Closing the UK’s remaining coal-fired power stations has made a bigger dent in national carbon pollution than a year of coronavirus lockdowns, analysis by generation plant manufacturer Wartsila has found.
The Finnish engineering company yesterday published a ranking of Europe’s ten biggest economies, comparing nations’ success in carbon curtailment achieved from power generation since lockdowns began in March 2020.
Britain falls in the middle of the table, its emissions down 7.6%, as cumulative power demand dropped 5.4% in the twelve months to 30 March 2021. Within that lower demand, cutting coal-fired power output by over 42% accounted for the bulk of the reduced carbon pollution.
Across the ten economies, emissions from Europe’s generators dropped by 7%, according to Tony Meski, senior development analyst at Wartsila Energy. Carbon pollution was cut by 36.7 Mt against the previous 12 months.
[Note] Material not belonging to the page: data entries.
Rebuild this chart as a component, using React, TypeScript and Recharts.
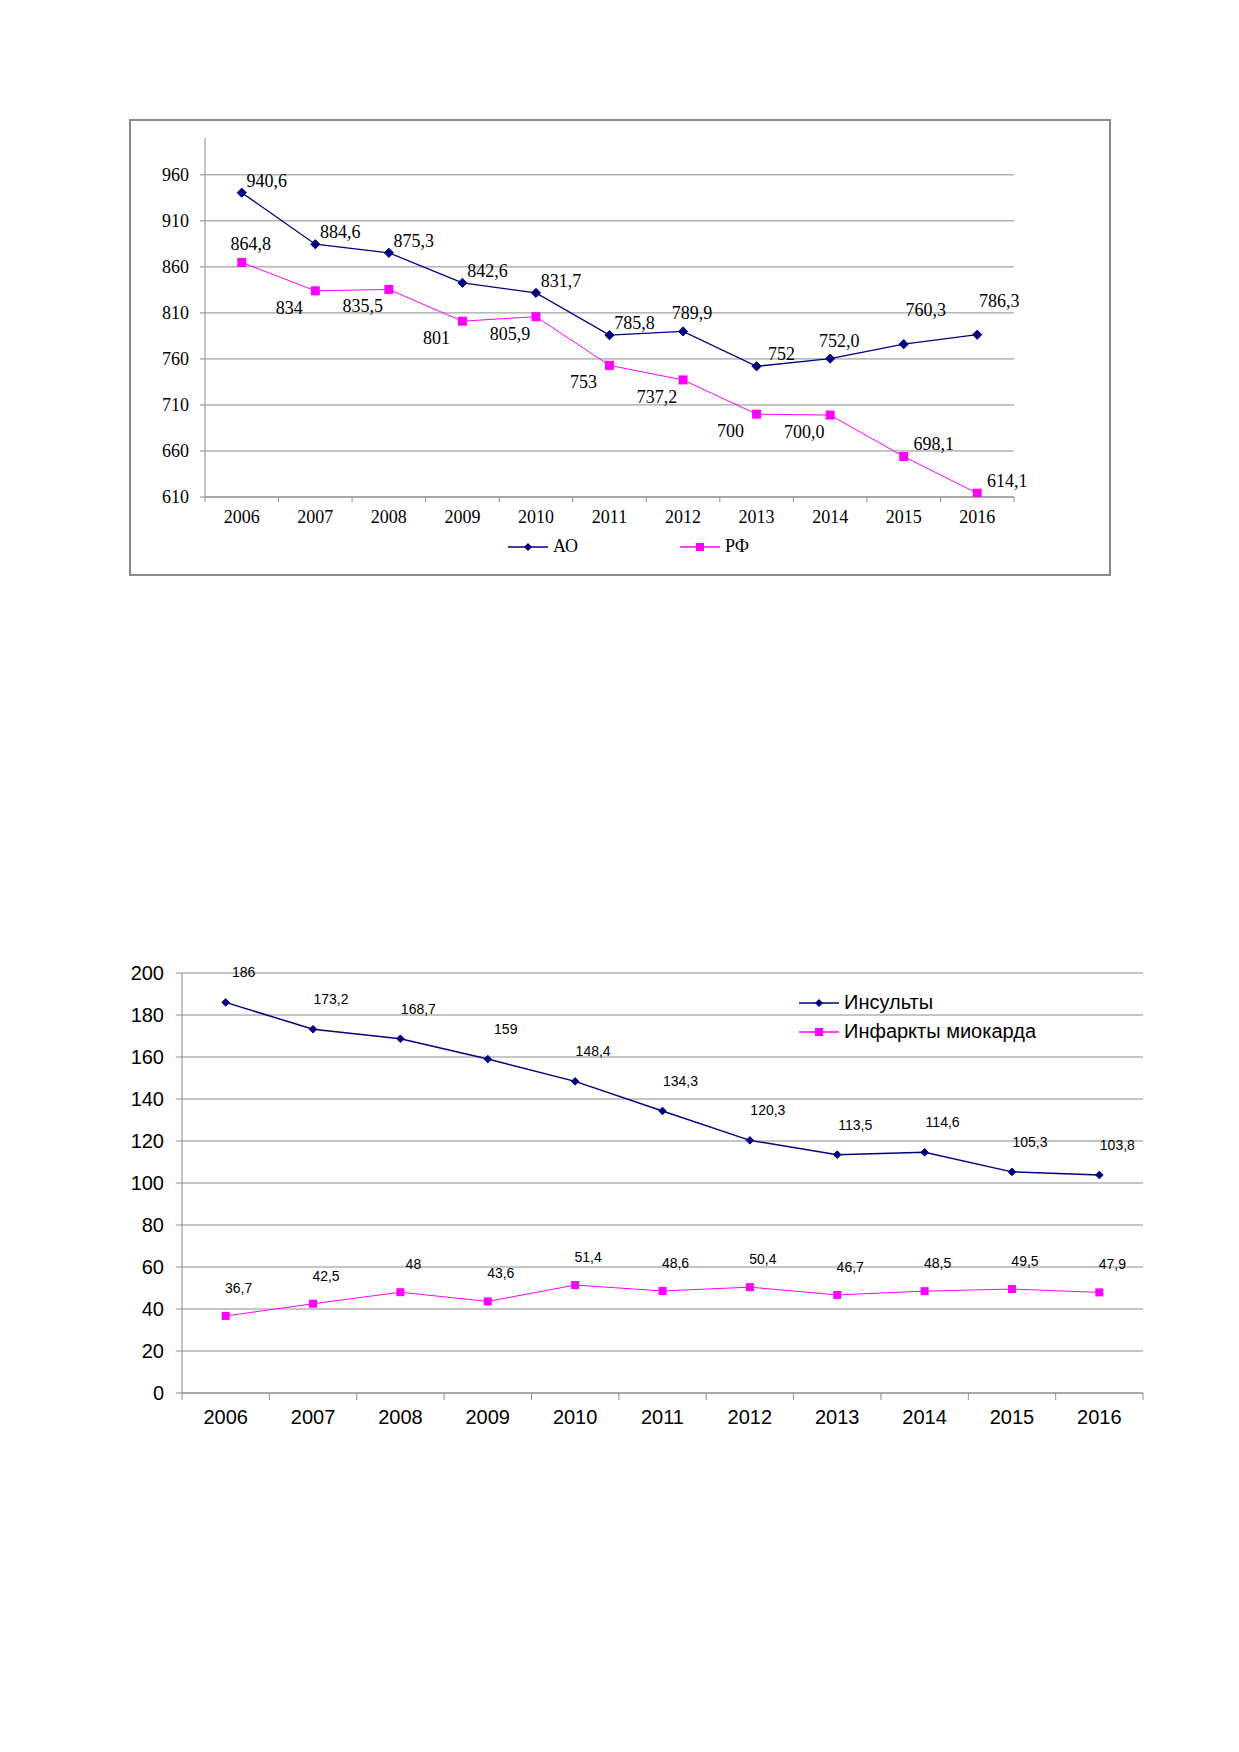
import React from "react";
import {
  ComposedChart,
  Line,
  XAxis,
  YAxis,
  CartesianGrid,
  LabelList,
} from "recharts";

// ---- chart 1: АО vs РФ ----
const years = ["2006", "2007", "2008", "2009", "2010", "2011", "2012", "2013", "2014", "2015", "2016"];
const aoValues = [940.6, 884.6, 875.3, 842.6, 831.7, 785.8, 789.9, 752, 760.3, 776, 786.3];
const aoLabels = ["940,6", "884,6", "875,3", "842,6", "831,7", "785,8", "789,9", "752", "752,0", "760,3", "786,3"];
const aoLabelSide = ["topRight", "topRight", "topRight", "topRight", "topRight", "topRight", "top", "topRight", "top", "highRight", "highRight"];
const rfValues = [864.8, 834, 835.5, 801, 805.9, 753, 737.2, 700, 699, 654, 614.1];
const rfLabels = ["864,8", "834", "835,5", "801", "805,9", "753", "737,2", "700", "700,0", "698,1", "614,1"];
const rfLabelSide = ["top", "bottomLeft", "bottomLeft", "bottomLeft", "bottomLeft", "bottomLeft", "bottomLeft", "bottomLeft", "bottomLeft", "right", "right"];
const chart1Ticks = [610, 660, 710, 760, 810, 860, 910, 960];

// ---- chart 2: инсульты / инфаркты ----
const strokeValues = [186, 173.2, 168.7, 159, 148.4, 134.3, 120.3, 113.5, 114.6, 105.3, 103.8];
const infarctValues = [36.7, 42.5, 48, 43.6, 51.4, 48.6, 50.4, 46.7, 48.5, 49.5, 47.9];
const chart2Ticks = [0, 20, 40, 60, 80, 100, 120, 140, 160, 180, 200];

const data1 = years.map((y, i) => ({ year: y, ao: aoValues[i], rf: rfValues[i] }));
const data2 = years.map((y, i) => ({ year: y, stroke: strokeValues[i], infarct: infarctValues[i] }));

const NAVY = "#000080";
const MAGENTA = "#ff00ff";
const GRID = "#8c8c8c";
const SERIF = "'Liberation Serif', 'Times New Roman', serif";
const SANS = "'Liberation Sans', Arial, sans-serif";

// where a data label sits relative to its point (like Excel's label positions)
const sideOffset: Record<string, [number, number]> = {
  top: [9, -18],
  topRight: [25, -12],
  highRight: [22, -34],
  bottomLeft: [-26, 17],
  right: [30, -12],
};

const comma = (v: number) => String(v).replace(".", ",");

function Diamond({ cx, cy, r, color }: any) {
  if (cx == null || cy == null) return null;
  return (
    <path
      d={`M${cx},${cy - r} L${cx + r},${cy} L${cx},${cy + r} L${cx - r},${cy} Z`}
      fill={color}
      stroke={color}
    />
  );
}

function Square({ cx, cy, s, color }: any) {
  if (cx == null || cy == null) return null;
  return <rect x={cx - s / 2} y={cy - s / 2} width={s} height={s} fill={color} />;
}

function XTick(props: any) {
  const { x, y, payload, index, band, fontSize, fontFamily, textDy, tickLen } = props;
  return (
    <g>
      <line x1={x - band / 2} y1={y} x2={x - band / 2} y2={y + tickLen} stroke={GRID} />
      {index === years.length - 1 && (
        <line x1={x + band / 2} y1={y} x2={x + band / 2} y2={y + tickLen} stroke={GRID} />
      )}
      <text
        x={x}
        y={y + textDy}
        textAnchor="middle"
        dominantBaseline="central"
        fontSize={fontSize}
        fontFamily={fontFamily}
        fill="#000"
      >
        {payload.value}
      </text>
    </g>
  );
}

function LegendItem({ color, marker, label, fontSize, fontFamily }: any) {
  return (
    <div style={{ display: "flex", alignItems: "center", height: 29 }}>
      <svg width={42} height={14}>
        <line x1={0} y1={7} x2={40} y2={7} stroke={color} strokeWidth={1.3} />
        {marker === "diamond" ? (
          <path d="M20,3 L24,7 L20,11 L16,7 Z" fill={color} />
        ) : (
          <rect x={16} y={3} width={8} height={8} fill={color} />
        )}
      </svg>
      <span style={{ fontSize, fontFamily, marginLeft: 3, color: "#000" }}>{label}</span>
    </div>
  );
}

function sideLabel(labels: string[], sides: string[], prefix: string) {
  return (p: any) => {
    const [dx, dy] = sideOffset[sides[p.index]];
    return (
      <text
        key={`${prefix}-${p.index}`}
        x={p.x + dx}
        y={p.y + dy}
        textAnchor="middle"
        dominantBaseline="central"
        fontSize={18}
        fontFamily={SERIF}
        fill="#000"
      >
        {labels[p.index]}
      </text>
    );
  };
}

function ChartOne() {
  const band = (1014 - 205) / 11;
  return (
    <>
      <div
        style={{
          position: "absolute",
          left: 129,
          top: 119,
          width: 982,
          height: 457,
          border: "2px solid #8a8a8a",
          boxSizing: "border-box",
        }}
      />
      <div style={{ position: "absolute", left: 0, top: 0 }}>
        <ComposedChart
          width={1239}
          height={600}
          data={data1}
          margin={{ top: 138, right: 225, left: 145, bottom: 63 }}
        >
          <CartesianGrid vertical={false} stroke={GRID} horizontalValues={chart1Ticks} />
          <XAxis
            dataKey="year"
            height={40}
            padding={{ left: band / 2, right: band / 2 }}
            axisLine={{ stroke: GRID }}
            tickLine={false}
            tickSize={0}
            tickMargin={0}
            interval={0}
            tick={(p: any) => (
              <XTick {...p} band={band} fontSize={18} fontFamily={SERIF} textDy={20} tickLen={5} />
            )}
          />
          <YAxis
            width={60}
            domain={[610, 1000]}
            ticks={chart1Ticks}
            allowDataOverflow
            axisLine={{ stroke: GRID }}
            tickLine={{ stroke: GRID }}
            tickSize={5}
            tickMargin={11}
            tick={{ fill: "#000", fontSize: 18, fontFamily: SERIF }}
          />
          <Line
            dataKey="ao"
            stroke={NAVY}
            strokeWidth={1.3}
            isAnimationActive={false}
            dot={(p: any) => <Diamond key={`ao-${p.index}`} cx={p.cx} cy={p.cy} r={4.6} color={NAVY} />}
            activeDot={false}
          >
            <LabelList dataKey="ao" content={sideLabel(aoLabels, aoLabelSide, "aol")} />
          </Line>
          <Line
            dataKey="rf"
            stroke={MAGENTA}
            strokeWidth={1}
            isAnimationActive={false}
            dot={(p: any) => <Square key={`rf-${p.index}`} cx={p.cx} cy={p.cy} s={9} color={MAGENTA} />}
            activeDot={false}
          >
            <LabelList dataKey="rf" content={sideLabel(rfLabels, rfLabelSide, "rfl")} />
          </Line>
        </ComposedChart>
      </div>
      <div style={{ position: "absolute", left: 508, top: 532 }}>
        <LegendItem color={NAVY} marker="diamond" label="АО" fontSize={18} fontFamily={SERIF} />
      </div>
      <div style={{ position: "absolute", left: 680, top: 532 }}>
        <LegendItem color={MAGENTA} marker="square" label="РФ" fontSize={18} fontFamily={SERIF} />
      </div>
    </>
  );
}

function ChartTwo() {
  const band = (1142.5 - 182) / 11;
  return (
    <>
      <div style={{ position: "absolute", left: 0, top: 900 }}>
        <ComposedChart
          width={1239}
          height={560}
          data={data2}
          margin={{ top: 73, right: 96, left: 122, bottom: 17 }}
        >
          <CartesianGrid vertical={false} stroke={GRID} horizontalValues={chart2Ticks} />
          <XAxis
            dataKey="year"
            height={50}
            padding={{ left: band / 2, right: band / 2 }}
            axisLine={{ stroke: GRID }}
            tickLine={false}
            tickSize={0}
            tickMargin={0}
            interval={0}
            tick={(p: any) => (
              <XTick {...p} band={band} fontSize={20} fontFamily={SANS} textDy={24} tickLen={7} />
            )}
          />
          <YAxis
            width={60}
            domain={[0, 200]}
            ticks={chart2Ticks}
            axisLine={{ stroke: GRID }}
            tickLine={{ stroke: GRID }}
            tickSize={6}
            tickMargin={12}
            tick={{ fill: "#000", fontSize: 20, fontFamily: SANS }}
          />
          <Line
            dataKey="stroke"
            stroke={NAVY}
            strokeWidth={1.5}
            isAnimationActive={false}
            dot={(p: any) => <Diamond key={`st-${p.index}`} cx={p.cx} cy={p.cy} r={3.8} color={NAVY} />}
            activeDot={false}
          >
            <LabelList
              dataKey="stroke"
              content={(p: any) => (
                <text
                  key={`stl-${p.index}`}
                  x={p.x + 18}
                  y={p.y - 30}
                  textAnchor="middle"
                  dominantBaseline="central"
                  fontSize={14}
                  fontFamily={SANS}
                  fill="#000"
                >
                  {comma(strokeValues[p.index])}
                </text>
              )}
            />
          </Line>
          <Line
            dataKey="infarct"
            stroke={MAGENTA}
            strokeWidth={1}
            isAnimationActive={false}
            dot={(p: any) => <Square key={`in-${p.index}`} cx={p.cx} cy={p.cy} s={8} color={MAGENTA} />}
            activeDot={false}
          >
            <LabelList
              dataKey="infarct"
              content={(p: any) => (
                <text
                  key={`inl-${p.index}`}
                  x={p.x + 13}
                  y={p.y - 28}
                  textAnchor="middle"
                  dominantBaseline="central"
                  fontSize={14}
                  fontFamily={SANS}
                  fill="#000"
                >
                  {comma(infarctValues[p.index])}
                </text>
              )}
            />
          </Line>
        </ComposedChart>
      </div>
      <div style={{ position: "absolute", left: 799, top: 988 }}>
        <LegendItem color={NAVY} marker="diamond" label="Инсульты" fontSize={20} fontFamily={SANS} />
        <LegendItem color={MAGENTA} marker="square" label="Инфаркты миокарда" fontSize={20} fontFamily={SANS} />
      </div>
    </>
  );
}

export default function App() {
  return (
    <div
      style={{
        position: "absolute",
        left: 0,
        top: 0,
        width: 1239,
        height: 1752,
        background: "#fff",
        overflow: "hidden",
      }}
    >
      <ChartOne />
      <ChartTwo />
    </div>
  );
}
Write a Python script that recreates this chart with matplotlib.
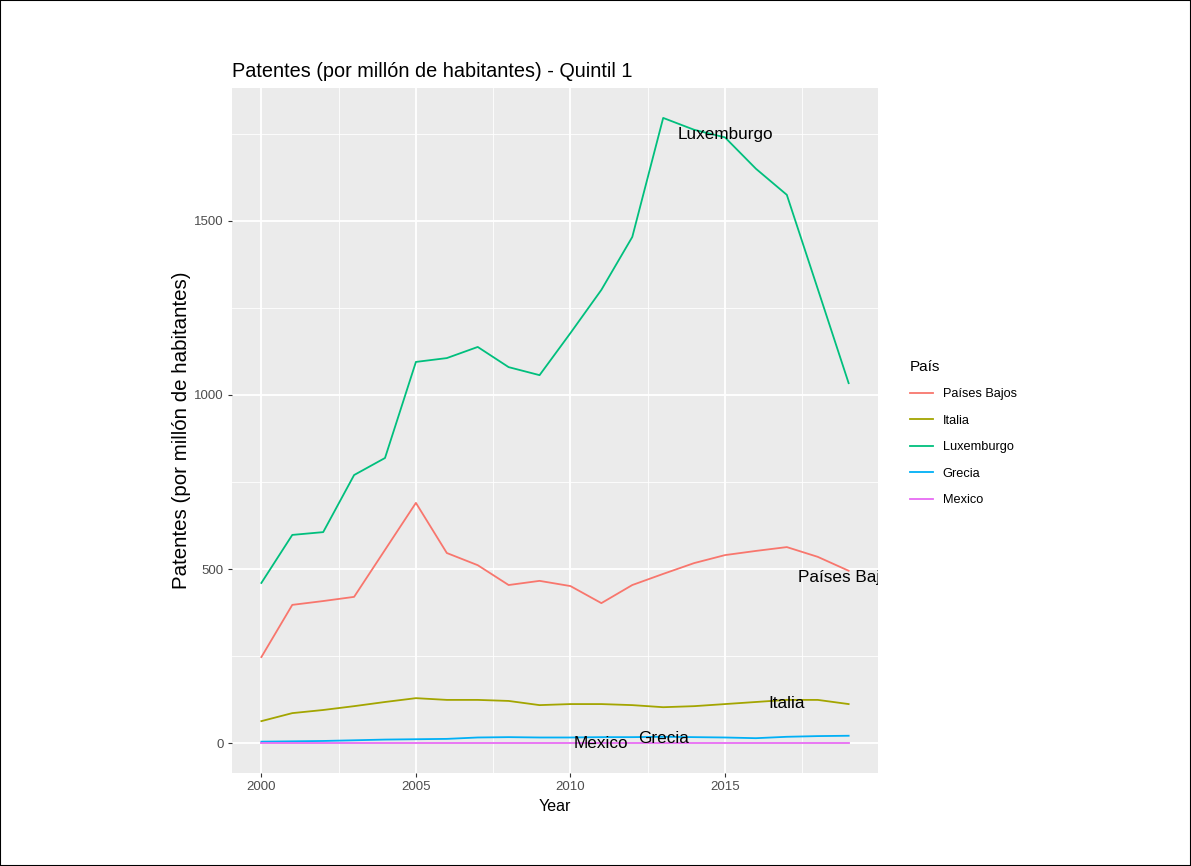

Austria topped the list for emissions reductions proportional to power load. Closure in April 2020 of the country’s biggest remaining coal-fired plant saw its emissions for the period plummet nearly 29%.
Spain scored Europe’s biggest carbon saving by volume, its 10.2Mt reduction in CO2 resulting from seven coal plants shutting in June.
Belgium propped up the list, its 4% uptick making it the only member to increase absolute carbon emissions as power demand shrank. But the country, plus ninth-ranked France, both can claim a significantly lower overall carbon component in their power output, due to the latter’s nuclear dependency.
Decarbonisation slowed in Europe’s biggest power market, underlining the need for Chancellor Merkel’s inject new life into the Energiewende. With Germany’s generation down 4.1% over the period, the carbon intensity of its power rose 2.4%, on the back of a switch to brown and conventional coal.
Once Covid restrictions are lifted, Wartsila’s Meski warned that emissions would rebound as energy demand recovers.
“The impact of Covid is like achieving a gold medal while spraining both ankles in the process,” he said.
“We’ve achieved record breaking carbon reductions, but our global economy has been put under intense strain. One year since lockdowns began, we must now focus on a strategic, scientific, and intelligent approach to cutting carbon emissions that enables us to achieve the goals of the Paris Agreement while actually benefitting our economy and improving our quality of life.”